What do they know in Prague about San Francisco's N Judah streetcar, or about French neoromanticism? If the Czechs in question are the Skampa Quartet, and the event under discussion is the ensemble's San Francisco Performances concert Sunday evening, the answer is that they know all there is to know in order to trip the light fantastic.

We'll get back to the N Judah, the line going from downtown all the way out to Ocean Beach, in a minute. But first, it's time to speak of the evening's crowning glory, a Ravel to treasure. The four youngish musicians — who named their group after their mentor, Milan Skampa, of the Smetana Quartet — gave Ravel's only string quartet, the 1903 F Major, a hushed, warm, velvety, and sensuous performance that lit up the dark hall, which was surrounded by yet another nasty storm. As Noah's Ark was foundering somewhere out there, Ravel got his splendid due within.

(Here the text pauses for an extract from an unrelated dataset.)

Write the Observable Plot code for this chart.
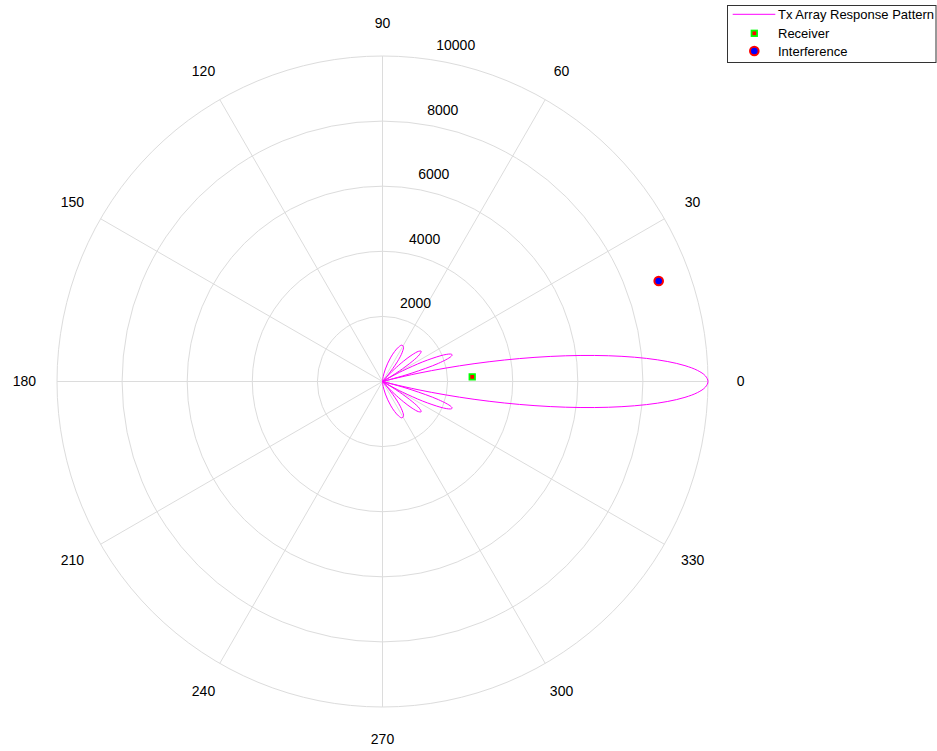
<!DOCTYPE html>
<html>
<head>
<meta charset="utf-8">
<script src="https://cdn.jsdelivr.net/npm/d3@7"></script>
<script src="https://cdn.jsdelivr.net/npm/@observablehq/plot@0.6"></script>
<style>
  html, body { margin: 0; padding: 0; background: #fff; }
  #wrap { position: relative; width: 937px; height: 751px; font-family: "Liberation Sans", Arial, sans-serif; }
  #legend { position: absolute; left: 727px; top: 5px; }
</style>
</head>
<body>
<div id="wrap"></div>
<script>
// ---- data ----
const patternAngles = [-90,-84,-80,-77,-74,-71,-68,-65,-62,-59,-56,-53,-50,-49,-48.59,-48,-47,-46,-44,-42,-40,-38,-36,-34,-32,-31,-30,-29,-28,-26,-24,-23,-22,-21,-20,-18,-16,-15,-14.48,-14,-13,-12,-11,-10,-9,-8,-7,-6,-5,-4,-3,-2,-1,
  0,1,2,3,4,5,6,7,8,9,10,11,12,13,14,14.48,15,16,18,20,21,22,23,24,26,28,29,30,31,32,34,36,38,40,42,44,46,47,48,48.59,49,50,53,56,59,62,65,68,71,74,77,80,84,90];
const patternValues = [0,86,237,396,586,793,997,1167,1265,1250,1086,755,268,80,0,117,318,520,903,1224,1440,1508,1399,1100,621,324,0,344,696,1376,1932,2128,2252,2292,2236,1810,943,350,0,342,1119,1966,2866,3800,4743,5673,6565,7396,8143,8785,9305,9688,9921,
  10000,9921,9688,9305,8785,8143,7396,6565,5673,4743,3800,2866,1966,1119,342,0,350,943,1810,2236,2292,2252,2128,1932,1376,696,344,0,324,621,1100,1399,1508,1440,1224,903,520,318,117,0,80,268,755,1086,1250,1265,1167,997,793,586,396,237,86,0];
const receiverPoint = {angle: 3, r: 2760};
const interferencePoint = {angle: 20, r: 9030};
const ringValues = [2000, 4000, 6000, 8000, 10000];
const spokeAngles = [0, 30, 60, 90, 120, 150];
const angleLabels = [0, 30, 60, 90, 120, 150, 180, 210, 240, 270, 300, 330];
const legendLabels = ["Tx Array Response Pattern", "Receiver", "Interference"];
const rMax = 10000;
const angleLabelRadius = 11000;
const rLabelAngle = 82;

// ---- helpers ----
const rad = a => a * Math.PI / 180;
const px = (r, a) => r * Math.cos(rad(a));
const py = (r, a) => r * Math.sin(rad(a));
const pattern = patternAngles.map((a, i) => ({a, r: patternValues[i]}));

const gridColor = "#dcdcdc";
const font = "'Liberation Sans', Arial, sans-serif";

const chart = Plot.plot({
  width: 937,
  height: 751,
  marginLeft: 56.5,
  marginRight: 229.5,
  marginTop: 55.5,
  marginBottom: 44.5,
  x: {domain: [-rMax, rMax], axis: null},
  y: {domain: [-rMax, rMax], axis: null},
  r: {type: "linear", domain: [0, rMax], range: [0, 325.5]},
  style: {fontFamily: font, fontSize: "14px", background: "white", color: "black", overflow: "visible"},
  marks: [
    Plot.dot(ringValues, {x: () => 0, y: () => 0, r: d => d, fill: "none", stroke: gridColor, strokeWidth: 1}),
    Plot.link(spokeAngles, {
      x1: a => px(rMax, a), y1: a => py(rMax, a),
      x2: a => px(rMax, a + 180), y2: a => py(rMax, a + 180),
      stroke: gridColor, strokeWidth: 1
    }),
    Plot.text(angleLabels, {
      x: a => px(angleLabelRadius, a), y: a => py(angleLabelRadius, a),
      text: a => String(a), fontSize: 14, fill: "black"
    }),
    Plot.text(ringValues, {
      x: v => px(v + 100, rLabelAngle), y: v => py(v + 100, rLabelAngle),
      text: v => String(v), textAnchor: "start", dx: 8, dy: -10, fontSize: 14, fill: "black"
    }),
    Plot.line(pattern, {
      x: d => px(d.r, d.a), y: d => py(d.r, d.a),
      stroke: "#ff00ff", strokeWidth: 1, curve: "catmull-rom"
    }),
    Plot.dot([receiverPoint], {
      x: d => px(d.r, d.angle), y: d => py(d.r, d.angle),
      symbol: "square", r: 3.1, fill: "#ff0000", stroke: "#00ff00", strokeWidth: 1.8
    }),
    Plot.dot([interferencePoint], {
      x: d => px(d.r, d.angle), y: d => py(d.r, d.angle),
      symbol: "circle", r: 4.3, fill: "#0000ff", stroke: "#ff0000", strokeWidth: 2
    })
  ]
});

const wrap = document.getElementById("wrap");
wrap.appendChild(chart);

// ---- legend ----
const lg = d3.select(wrap).append("svg")
  .attr("id", "legend")
  .attr("width", 210).attr("height", 60)
  .style("font-family", font);
lg.append("rect").attr("x", 0.5).attr("y", 0.5).attr("width", 208.5).attr("height", 57)
  .attr("fill", "white").attr("stroke", "#333").attr("stroke-width", 1);
const rowY = [9.3, 28.3, 46];
lg.append("line").attr("x1", 5.7).attr("x2", 48.3).attr("y1", rowY[0]).attr("y2", rowY[0])
  .attr("stroke", "#ff00ff").attr("stroke-width", 1);
lg.append("rect").attr("x", 27.3 - 2.75).attr("y", rowY[1] - 2.75).attr("width", 5.5).attr("height", 5.5)
  .attr("fill", "#ff0000").attr("stroke", "#00ff00").attr("stroke-width", 1.8);
lg.append("circle").attr("cx", 27.3).attr("cy", rowY[2]).attr("r", 4.3)
  .attr("fill", "#0000ff").attr("stroke", "#ff0000").attr("stroke-width", 2);
lg.selectAll("text.lab").data(legendLabels).join("text")
  .attr("class", "lab")
  .attr("x", 51).attr("y", (d, i) => rowY[i])
  .attr("dominant-baseline", "central")
  .attr("font-size", 13).attr("fill", "black")
  .text(d => d);
</script>
</body>
</html>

Serious and all-business first violinist Pavel Fischer, brilliantly coalescing second violinist Jana Lukasova, ever supportive and kindly violist Radim Sedmidubsky, and heroic cellist Lukas Polack (playing through a daunting head cold) were obviously well matched, with much experience, but what they brought to the Ravel was more than the expected. There was an undemonstrative, invisible — but easily audible — torrent of emotion in the performance, all on an even keel, without peaks and valleys, melodrama or histrionics. There was nothing abrupt or excessive, just an inexorable flow of beautiful sound.

Skampa Quartet

In its approach to the music, the Skampa demonstrated a knowledge of the piece superior to the composer's — perhaps an eyebrow-raising statement, but true. Ravel indicated très — "very" — for three of the four movements: très doux, très rythmé, and très lent, with the finale marked vif et agité. And yet, the Skampa's loving treatment eschewed "very soft," "very rhythmic," "very slow," and "lively and agitated." They played the music softly, rhythmically, slowly, in a consistently vibrant, but not an agitated manner. It is possible to imagine another interpretation, one closer to the composer's markings, but not a more accomplished, integrated, grand whole of a performance.

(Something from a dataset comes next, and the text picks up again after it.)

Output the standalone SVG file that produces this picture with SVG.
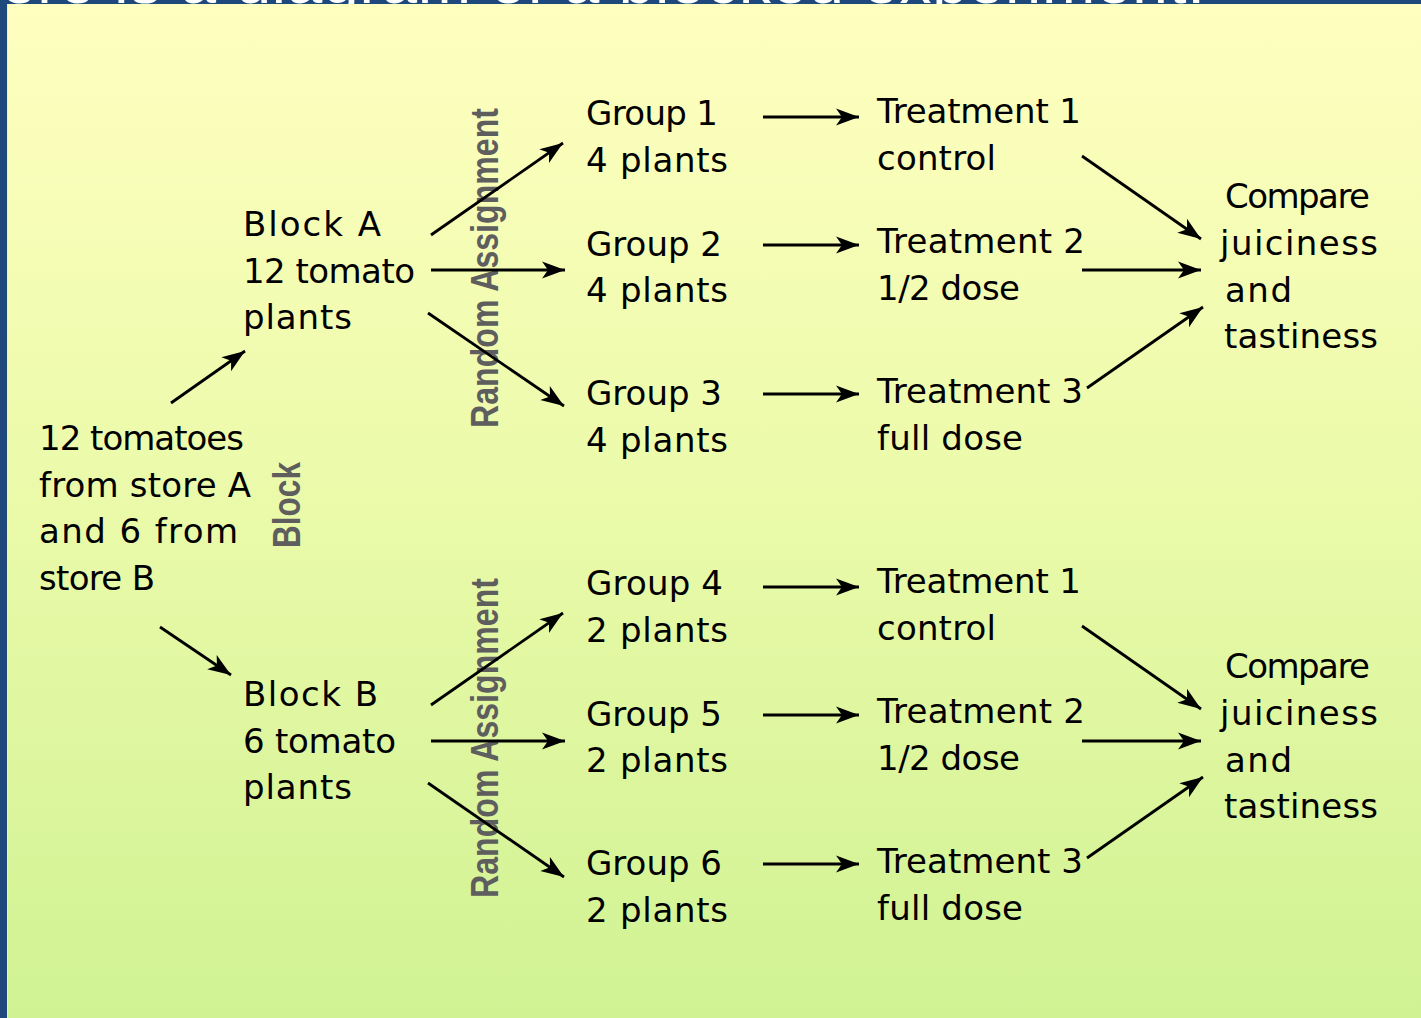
<svg xmlns="http://www.w3.org/2000/svg" width="1421" height="1018" viewBox="0 0 1421 1018">
<defs>
<linearGradient id="bg" x1="0" y1="0" x2="0" y2="1">
<stop offset="0" stop-color="#ffffc0"/>
<stop offset="0.5" stop-color="#eafaa9"/>
<stop offset="1" stop-color="#d0f293"/>
</linearGradient>
<marker id="ah" markerUnits="userSpaceOnUse" markerWidth="24" markerHeight="20" viewBox="0 0 24 20" refX="23" refY="10" orient="auto">
<path d="M0,1.5 L23,10 L0,18.5 L6,10 Z" fill="#000"/>
</marker>
</defs>
<style>
.hw{font-family:"DejaVu Sans","Liberation Sans",sans-serif;font-size:34px;fill:#000;}
.vt{font-family:"Liberation Sans",Arial,sans-serif;font-weight:bold;font-size:38px;fill:#5e5e5e;}
.ttl{font-family:"Liberation Sans",Arial,sans-serif;font-size:64px;fill:#ffffff;}
.cn line{stroke:#000;stroke-width:2.8;marker-end:url(#ah);}
</style>
<rect x="0" y="0" width="1421" height="1018" fill="#1f497d"/>
<text class="ttl" x="-46" y="3" textLength="1251">Here is a diagram of a blocked experiment.</text>
<rect x="7" y="4" width="1414" height="1014" fill="url(#bg)"/>
<line x1="7.5" y1="4" x2="7.5" y2="1018" stroke="#e8f0d0" stroke-width="1"/>

<g id="source">
<text class="hw" x="39" y="450" textLength="205">12 tomatoes</text>
<text class="hw" x="39" y="497" textLength="212">from store A</text>
<text class="hw" x="39" y="543" textLength="199">and 6 from</text>
<text class="hw" x="39" y="590" textLength="116">store B</text>
</g>
<g id="block-label">
<text class="vt" transform="translate(300,548) rotate(-90)" textLength="86" lengthAdjust="spacingAndGlyphs">Block</text>
</g>
<g id="blockA">
<text class="hw" x="243" y="236" textLength="138">Block A</text>
<text class="hw" x="243" y="283" textLength="172">12 tomato</text>
<text class="hw" x="243" y="329" textLength="109">plants</text>
</g>
<g id="blockB">
<text class="hw" x="243" y="706" textLength="135">Block B</text>
<text class="hw" x="243" y="753" textLength="153">6 tomato</text>
<text class="hw" x="243" y="799" textLength="109">plants</text>
</g>
<g id="random-assignment-A">
<text class="vt" transform="translate(498,428) rotate(-90)" textLength="320" lengthAdjust="spacingAndGlyphs">Random Assignment</text>
</g>
<g id="random-assignment-B">
<text class="vt" transform="translate(498,898) rotate(-90)" textLength="320" lengthAdjust="spacingAndGlyphs">Random Assignment</text>
</g>

<g id="group1"><text class="hw" x="586" y="125" textLength="132">Group 1</text><text class="hw" x="586" y="172" textLength="142">4 plants</text></g>
<g id="group2"><text class="hw" x="586" y="256" textLength="136">Group 2</text><text class="hw" x="586" y="302" textLength="142">4 plants</text></g>
<g id="group3"><text class="hw" x="586" y="405" textLength="136">Group 3</text><text class="hw" x="586" y="452" textLength="142">4 plants</text></g>
<g id="group4"><text class="hw" x="586" y="595" textLength="137">Group 4</text><text class="hw" x="586" y="642" textLength="142">2 plants</text></g>
<g id="group5"><text class="hw" x="586" y="726" textLength="136">Group 5</text><text class="hw" x="586" y="772" textLength="142">2 plants</text></g>
<g id="group6"><text class="hw" x="586" y="875" textLength="136">Group 6</text><text class="hw" x="586" y="922" textLength="142">2 plants</text></g>

<g id="treatment1A"><text class="hw" x="877" y="123" textLength="204">Treatment 1</text><text class="hw" x="877" y="170" textLength="119">control</text></g>
<g id="treatment2A"><text class="hw" x="877" y="253" textLength="208">Treatment 2</text><text class="hw" x="877" y="300" textLength="143">1/2 dose</text></g>
<g id="treatment3A"><text class="hw" x="877" y="403" textLength="206">Treatment 3</text><text class="hw" x="877" y="450" textLength="146">full dose</text></g>
<g id="treatment1B"><text class="hw" x="877" y="593" textLength="204">Treatment 1</text><text class="hw" x="877" y="640" textLength="119">control</text></g>
<g id="treatment2B"><text class="hw" x="877" y="723" textLength="208">Treatment 2</text><text class="hw" x="877" y="770" textLength="143">1/2 dose</text></g>
<g id="treatment3B"><text class="hw" x="877" y="873" textLength="206">Treatment 3</text><text class="hw" x="877" y="920" textLength="146">full dose</text></g>

<g id="compareA">
<text class="hw" x="1225" y="208" textLength="145">Compare</text>
<text class="hw" x="1220" y="255" textLength="158">juiciness</text>
<text class="hw" x="1225" y="302" textLength="67">and</text>
<text class="hw" x="1224" y="348" textLength="154">tastiness</text>
</g>
<g id="compareB">
<text class="hw" x="1225" y="678" textLength="145">Compare</text>
<text class="hw" x="1220" y="725" textLength="158">juiciness</text>
<text class="hw" x="1225" y="772" textLength="67">and</text>
<text class="hw" x="1224" y="818" textLength="154">tastiness</text>
</g>

<g id="connectors" class="cn">
<line x1="171" y1="403" x2="245" y2="351"/>
<line x1="160" y1="627" x2="231" y2="675"/>
<line x1="431" y1="235" x2="563" y2="143"/>
<line x1="431" y1="270" x2="565" y2="270"/>
<line x1="428" y1="313" x2="564" y2="406"/>
<line x1="431" y1="705" x2="563" y2="613"/>
<line x1="431" y1="741" x2="565" y2="741"/>
<line x1="428" y1="783" x2="564" y2="877"/>
<line x1="763" y1="117" x2="859" y2="117"/>
<line x1="763" y1="245" x2="859" y2="245"/>
<line x1="763" y1="394" x2="859" y2="394"/>
<line x1="763" y1="587" x2="859" y2="587"/>
<line x1="763" y1="715" x2="859" y2="715"/>
<line x1="763" y1="864" x2="859" y2="864"/>
<line x1="1082" y1="156" x2="1201" y2="239"/>
<line x1="1082" y1="270" x2="1201" y2="270"/>
<line x1="1087" y1="388" x2="1203" y2="307"/>
<line x1="1082" y1="626" x2="1201" y2="709"/>
<line x1="1082" y1="741" x2="1201" y2="741"/>
<line x1="1087" y1="858" x2="1203" y2="777"/>
</g>
</svg>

The program opened with Mozart's String Quartet in B-flat Major, K. 589, classic, pure, and probably the most difficult work of the evening. From the opening bars, there was an appealing, buoying sense of purity in the performance, with even, consistent tempi, the four handling Mozart's surprising turns and unexpected "outbursts" with effortless excellence.

Cussing, chawing, hocking

The first of five selections from John Adams' John's Book of Alleged Dances is called "Judah to Ocean." The composer recalls days of his youth spent in a cottage near the beach, "behind the Surf Theater" (one of San Francisco's more than 30 neighborhood theaters now empty or demolished), with the sound of the streetcar on Judah bouncing off the walls. The percussive tape (produced on a prepared piano) leads into the music, then slips into the background, just as the sounds of passing trains tend to do when heard every day. Skampa's French-perfect string players here became echt-American direct and robust. If you closed your eyes, you might not have known if it were the Czech musicians playing, or the Kronos (the San Franciscans, whose headquarters is just a block away from Judah, for whom the music was composed).

"Toot Nipple," "Pavane: She's So Fine," "Rag the Bone," and "Standchen: the Little Serenade" marched by, Adams' modified-minimalist ostinato often turning into fleeting or heavy syncopation. The Skampa stayed on top of the music, with the same kind of knowing consistency they showed in the Ravel. The "alleged" in the title comes from the composer's belief that "the steps for (these dances are) yet to be invented." Adams admits that as these dances "cuss, chaw, hock hooeys, scratch, and talk too loud," they are, "so I'm told, hard to play." Hard, nothing; some of it is just impossible. The Skampa made it look — and sound — easy.